La méthode consistant à utiliser un laser femtoseconde pour créer un tunnel circulaire dans l’épaisseur de la cornée a été décrite pour la première fois en 2015 à des fins esthétiques. Depuis, cette technique a suscité un intérêt croissant, notamment pour modifier la couleur des yeux chez des personnes ne présentant aucune pathologie oculaire. Elle a d’abord été proposée en Espagne, puis dans d’autres pays, notamment en France et aux États-Unis.

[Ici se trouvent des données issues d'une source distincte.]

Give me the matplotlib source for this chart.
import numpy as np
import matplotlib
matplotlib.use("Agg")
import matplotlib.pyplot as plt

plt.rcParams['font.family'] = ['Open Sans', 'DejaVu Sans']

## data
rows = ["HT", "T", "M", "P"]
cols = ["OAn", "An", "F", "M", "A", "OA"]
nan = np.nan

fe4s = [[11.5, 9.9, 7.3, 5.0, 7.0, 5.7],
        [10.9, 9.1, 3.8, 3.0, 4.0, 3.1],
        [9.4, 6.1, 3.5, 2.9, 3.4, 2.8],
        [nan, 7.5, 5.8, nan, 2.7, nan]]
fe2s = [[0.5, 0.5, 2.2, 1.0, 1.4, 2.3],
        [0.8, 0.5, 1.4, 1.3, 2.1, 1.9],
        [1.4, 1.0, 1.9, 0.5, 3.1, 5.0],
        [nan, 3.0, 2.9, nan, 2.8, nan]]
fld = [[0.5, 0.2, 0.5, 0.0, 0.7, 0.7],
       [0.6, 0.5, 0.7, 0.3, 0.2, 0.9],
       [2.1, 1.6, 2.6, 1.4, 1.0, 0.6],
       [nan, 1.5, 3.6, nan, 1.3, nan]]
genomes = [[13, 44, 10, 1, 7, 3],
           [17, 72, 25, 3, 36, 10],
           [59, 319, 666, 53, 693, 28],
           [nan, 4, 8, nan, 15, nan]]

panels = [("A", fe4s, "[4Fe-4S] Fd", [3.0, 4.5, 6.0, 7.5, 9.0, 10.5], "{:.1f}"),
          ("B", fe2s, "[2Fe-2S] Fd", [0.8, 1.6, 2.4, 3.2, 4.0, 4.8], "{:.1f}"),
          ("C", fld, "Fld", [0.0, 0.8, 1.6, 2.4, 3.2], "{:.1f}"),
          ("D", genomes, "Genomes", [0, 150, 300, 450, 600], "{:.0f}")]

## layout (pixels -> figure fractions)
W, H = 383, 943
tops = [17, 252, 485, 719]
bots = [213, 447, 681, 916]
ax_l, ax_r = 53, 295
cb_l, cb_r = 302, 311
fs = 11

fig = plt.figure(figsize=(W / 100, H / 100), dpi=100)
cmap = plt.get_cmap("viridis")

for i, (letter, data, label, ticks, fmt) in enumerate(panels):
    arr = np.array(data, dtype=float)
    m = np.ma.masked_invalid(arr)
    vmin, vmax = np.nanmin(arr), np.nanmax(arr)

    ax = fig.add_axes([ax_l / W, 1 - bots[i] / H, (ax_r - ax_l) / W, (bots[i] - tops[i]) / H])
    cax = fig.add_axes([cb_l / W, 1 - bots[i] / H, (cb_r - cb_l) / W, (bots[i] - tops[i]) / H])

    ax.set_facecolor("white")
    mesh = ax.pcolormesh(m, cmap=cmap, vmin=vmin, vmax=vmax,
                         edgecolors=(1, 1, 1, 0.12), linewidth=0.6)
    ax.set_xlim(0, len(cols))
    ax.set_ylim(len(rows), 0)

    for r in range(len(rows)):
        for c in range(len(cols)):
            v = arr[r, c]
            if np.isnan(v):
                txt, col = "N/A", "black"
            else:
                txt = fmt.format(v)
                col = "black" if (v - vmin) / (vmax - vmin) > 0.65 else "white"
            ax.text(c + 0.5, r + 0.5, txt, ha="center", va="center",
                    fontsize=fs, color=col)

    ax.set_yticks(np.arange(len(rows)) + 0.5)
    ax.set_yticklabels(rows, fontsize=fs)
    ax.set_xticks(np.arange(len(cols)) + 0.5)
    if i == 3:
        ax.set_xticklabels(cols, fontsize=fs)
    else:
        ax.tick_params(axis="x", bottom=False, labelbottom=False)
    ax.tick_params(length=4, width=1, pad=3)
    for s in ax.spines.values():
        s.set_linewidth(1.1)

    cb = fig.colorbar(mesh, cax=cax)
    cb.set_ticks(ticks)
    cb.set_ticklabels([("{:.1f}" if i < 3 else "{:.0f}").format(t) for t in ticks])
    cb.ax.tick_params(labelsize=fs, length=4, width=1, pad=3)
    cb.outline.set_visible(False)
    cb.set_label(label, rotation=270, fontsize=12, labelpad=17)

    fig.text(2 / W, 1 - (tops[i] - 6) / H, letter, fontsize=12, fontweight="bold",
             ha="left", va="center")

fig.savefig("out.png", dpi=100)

Parmi les complications liées à la kératopigmentation, on peut citer la perforation de la cornée (devenue rare avec l’utilisation du laser femtoseconde), l’infection bactérienne, la néovascularisation cornéenne (formation de nouveaux vaisseaux sanguins anormaux), la réaction allergique ou toxique au pigment, la migration du pigment vers la conjonctive ou la
chambre antérieure en cas de procédure mal réalisée, ainsi que des modifications ou une
décoloration de la teinte.
Il peut parfois survenir des complications fonctionnelles, telles que la limitation du champ visuel (rapportée dans environ 4 % des cas selon les séries récentes) ou une sensibilité accrue à la lumière (jusqu’à 30 à 49 % des patients en post-opératoire immédiat, généralement transitoire).Enfin, dans la mesure où certains pigments contiennent des composés métalliques, un risque existe en cas de réalisation d’une imagerie par résonance magnétique (IRM).
Les problèmes liés aux pigments semblent moins fréquents avec les pigments minéraux micronisés de troisième génération, comparés à ceux utilisés auparavant, tels que l’encre de Chine, les pigments uvéaux animaux, le chlorure de platine ou la suie.
Le tatouage cornéen, pratiqué depuis près de deux millénaires
Peu de gens le savent, mais le tatouage cornéen est la plus ancienne méthode connue pour modifier la couleur des yeux. Cette technique remonte à l’époque de Galien, médecin grec de l’Antiquité exerçant à Pergame puis à Rome, qui, dès l’an 150, aurait tenté de masquer une opacité cornéenne en appliquant des pigments après avoir cautérisé la surface de la cornée. Aétios d’Amida, autre médecin grec vers l’an 450, a également utilisé cette méthode. Tous deux cherchaient à dissimuler un leucome, c’est-à-dire une cicatrice blanche et opaque de la cornée
résultant d’un traumatisme ou d’une infection. La procédure consistait à cautériser la cornée à l’aide d’un stylet chauffé, puis à appliquer des poudres colorantes telles que de la noix de galle (excroissance produite sur certains végétaux), du fer, du sulfate de cuivre, ou encore de l’écorce de grenade mélangée à un sel de cuivre, afin de teindre la cornée et d’atténuer l’aspect inesthétique du leucome.
Ce n’est que bien plus tard, en 1869, que le Français Louis Von Wecker, à Orléans, a perfectionné la méthode en appliquant de l’encre de Chine sur la cornée et en l’injectant à l’aide d’une fine aiguille rainurée. Cette innovation marque le véritable début de la kératopigmentation moderne.